** WHAT THE TASK REQUIRES **
Scan the listing that follows and report how many lines contain "seaborn". Write the number alone.

** GIVEN MATERIAL **

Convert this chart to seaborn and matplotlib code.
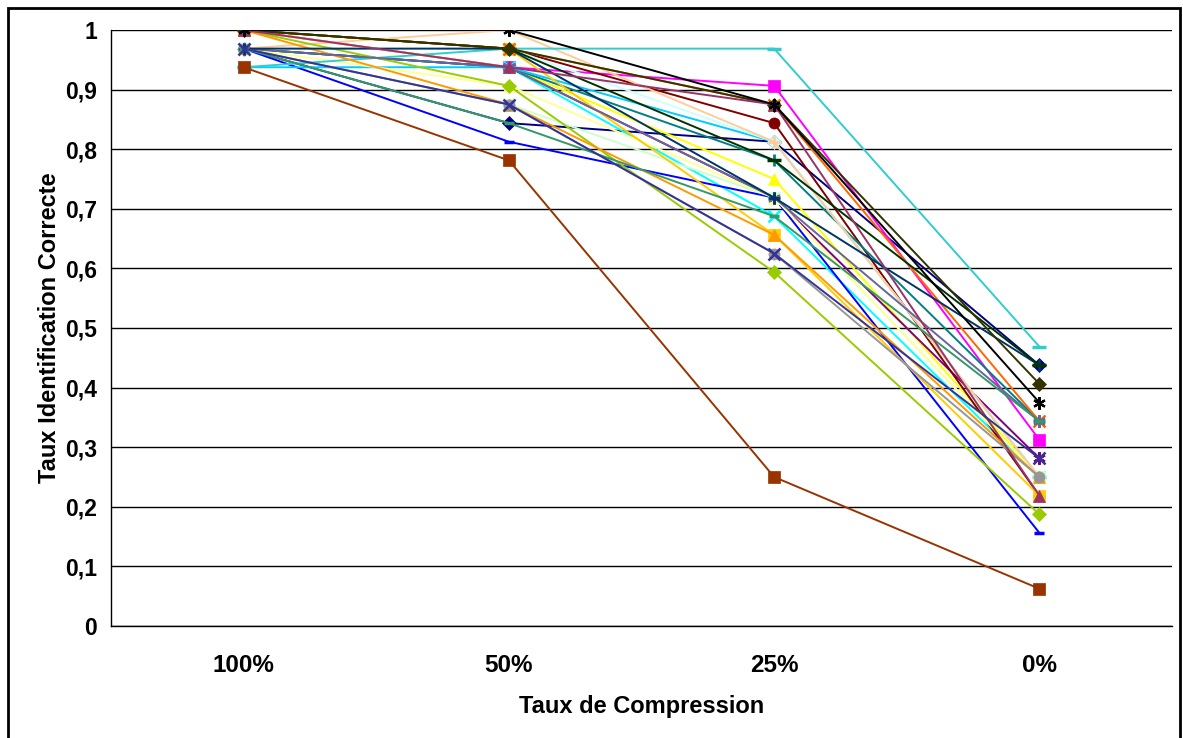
import matplotlib
matplotlib.use("Agg")
import matplotlib.pyplot as plt
from matplotlib.patches import Rectangle
import numpy as np
import pandas as pd
import seaborn as sns

# Compression levels (x categories)
levels = ["100%", "50%", "25%", "0%"]

# Correct identification rate per speaker, one list per series
s01 = [0.96875, 0.84375, 0.8125, 0.4375]
s02 = [1.0, 0.9375, 0.90625, 0.3125]
s03 = [1.0, 0.9375, 0.75, 0.25]
s04 = [0.96875, 0.9375, 0.6875, 0.25]
s05 = [0.96875, 0.9375, 0.71875, 0.28125]
s06 = [1.0, 0.96875, 0.84375, 0.21875]
s07 = [0.96875, 0.9375, 0.78125, 0.34375]
s08 = [0.96875, 0.8125, 0.71875, 0.15625]
s09 = [0.9375, 0.9375, 0.8125, 0.25]
s10 = [0.96875, 0.96875, 0.8125, 0.25]
s11 = [0.96875, 0.875, 0.71875, 0.25]
s12 = [0.96875, 0.90625, 0.71875, 0.25]
s16 = [0.96875, 1.0, 0.8125, 0.25]
s18 = [0.9375, 0.96875, 0.96875, 0.46875]
s19 = [1.0, 0.90625, 0.59375, 0.1875]
s20 = [1.0, 0.96875, 0.65625, 0.21875]
s21 = [1.0, 0.875, 0.65625, 0.25]
s22 = [1.0, 0.96875, 0.875, 0.34375]
s23 = [0.96875, 0.9375, 0.71875, 0.34375]
s24 = [0.96875, 0.875, 0.625, 0.25]
s25 = [0.96875, 0.96875, 0.71875, 0.4375]
s26 = [0.96875, 0.84375, 0.6875, 0.34375]
s27 = [1.0, 0.96875, 0.78125, 0.4375]
s28 = [1.0, 0.96875, 0.875, 0.40625]
s29 = [0.9375, 0.78125, 0.25, 0.0625]
s30 = [1.0, 0.9375, 0.875, 0.21875]
s31 = [0.96875, 0.875, 0.625, 0.28125]
s32 = [1.0, 1.0, 0.875, 0.375]

series = {
    "L01": s01, "L02": s02, "L03": s03, "L04": s04, "L05": s05, "L06": s06,
    "L07": s07, "L08": s08, "L09": s09, "L10": s10, "L11": s11, "L12": s12,
    "L16": s16, "L18": s18, "L19": s19, "L20": s20, "L21": s21, "L22": s22,
    "L23": s23, "L24": s24, "L25": s25, "L26": s26, "L27": s27, "L28": s28,
    "L29": s29, "L30": s30, "L31": s31, "L32": s32,
}

# Line colour and marker style for each series
colors = {
    "L01": "#000080", "L02": "#FF00FF", "L03": "#FFFF00", "L04": "#00FFFF",
    "L05": "#800080", "L06": "#800000", "L07": "#008080", "L08": "#0000FF",
    "L09": "#00CCFF", "L10": "#CCFFFF", "L11": "#CCFFCC", "L12": "#FFFF99",
    "L16": "#FFCC99", "L18": "#33CCCC", "L19": "#99CC00", "L20": "#FFCC00",
    "L21": "#FF9900", "L22": "#FF6600", "L23": "#666699", "L24": "#969696",
    "L25": "#003366", "L26": "#339966", "L27": "#003300", "L28": "#333300",
    "L29": "#993300", "L30": "#993366", "L31": "#333399", "L32": "#000000",
}
asterisk = (6, 2, 0)
marker_kind = {
    "L01": "D", "L02": "s", "L03": "^", "L04": "x", "L05": asterisk,
    "L06": "o", "L07": "+", "L08": "short", "L09": "long", "L10": "D",
    "L11": "s", "L12": "^", "L16": "+", "L18": "long", "L19": "D",
    "L20": "s", "L21": "^", "L22": "x", "L23": asterisk, "L24": "o",
    "L25": "+", "L26": "short", "L27": "long", "L28": "D", "L29": "s",
    "L30": "^", "L31": "x", "L32": asterisk,
}

rows = []
for name, vals in series.items():
    for lvl, v in zip(levels, vals):
        rows.append({"serie": name, "niveau": lvl, "taux": v})
df = pd.DataFrame(rows)

sns.set_style("white")
plt.rcParams["font.family"] = ["Liberation Sans", "DejaVu Sans"]
plt.rcParams["font.weight"] = "bold"
plt.rcParams["text.color"] = "black"
plt.rcParams["axes.labelcolor"] = "black"
plt.rcParams["xtick.color"] = "black"
plt.rcParams["ytick.color"] = "black"

fig = plt.figure(figsize=(11.83, 7.38), dpi=100)
ax = fig.add_axes([111 / 1183, 1 - 626 / 738, 1061 / 1183, 596 / 738])

for name in series:
    kind = marker_kind[name]
    if kind == "short":
        m = "_"
        kw = dict(markersize=6.5, markeredgewidth=2.5)
    elif kind == "long":
        m = "_"
        kw = dict(markersize=10.5, markeredgewidth=2.5)
    elif kind == "x":
        m = "x"
        kw = dict(markersize=8, markeredgewidth=1.8)
    elif kind == "+":
        m = "+"
        kw = dict(markersize=9, markeredgewidth=2.0)
    elif kind == asterisk:
        m = asterisk
        kw = dict(markersize=9, markeredgewidth=1.6)
    elif kind == "^":
        m = "^"
        kw = dict(markersize=8.5, markeredgewidth=0.5)
    elif kind == "D":
        m = "D"
        kw = dict(markersize=7, markeredgewidth=0.5)
    else:
        m = kind
        kw = dict(markersize=8, markeredgewidth=0.5)
    c = colors[name]
    sns.lineplot(
        data=df[df["serie"] == name], x="niveau", y="taux", ax=ax,
        color=c, marker=m, markeredgecolor=c, markerfacecolor=c,
        linewidth=1.4, legend=False, errorbar=None, sort=False, **kw,
    )

ax.set_xlim(-0.5, 3.5)
ax.set_ylim(0, 1)

yt = np.round(np.arange(0, 1.01, 0.1), 1)
ax.set_yticks(yt)
ax.set_yticklabels(["0" if v == 0 else "1" if v == 1 else f"{v:.1f}".replace(".", ",") for v in yt])
ax.yaxis.grid(True, color="black", linewidth=1.0)
ax.set_axisbelow(True)

# category boundaries as major ticks, category names as minor tick labels
ax.set_xticks([-0.5, 0.5, 1.5, 2.5, 3.5])
ax.set_xticklabels([])
ax.set_xticks(range(len(levels)), minor=True)
ax.set_xticklabels(levels, minor=True)
ax.tick_params(axis="x", which="major", direction="out", length=6, width=1, color="black")
ax.tick_params(axis="x", which="minor", length=0, pad=20, labelsize=17.5, labelcolor="black")
ax.tick_params(axis="y", direction="out", length=6, width=1, color="black",
               labelsize=16.5, pad=4, labelcolor="black")

for side in ["top", "right"]:
    ax.spines[side].set_visible(False)
for side in ["left", "bottom"]:
    ax.spines[side].set_color("black")
    ax.spines[side].set_linewidth(1.0)

ax.set_xlabel("Taux de Compression", fontsize=17, fontweight="bold", labelpad=13, color="black")
ax.set_ylabel("Taux Identification Correcte", fontsize=17, fontweight="bold", labelpad=3, color="black")

fig.patches.append(Rectangle((8 / 1183, -0.05), 1172 / 1183, 1.05 - 8 / 738,
                             transform=fig.transFigure, fill=False,
                             edgecolor="black", linewidth=2))

fig.savefig("out.png", dpi=100)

** COMPLETED EXERCISE **
2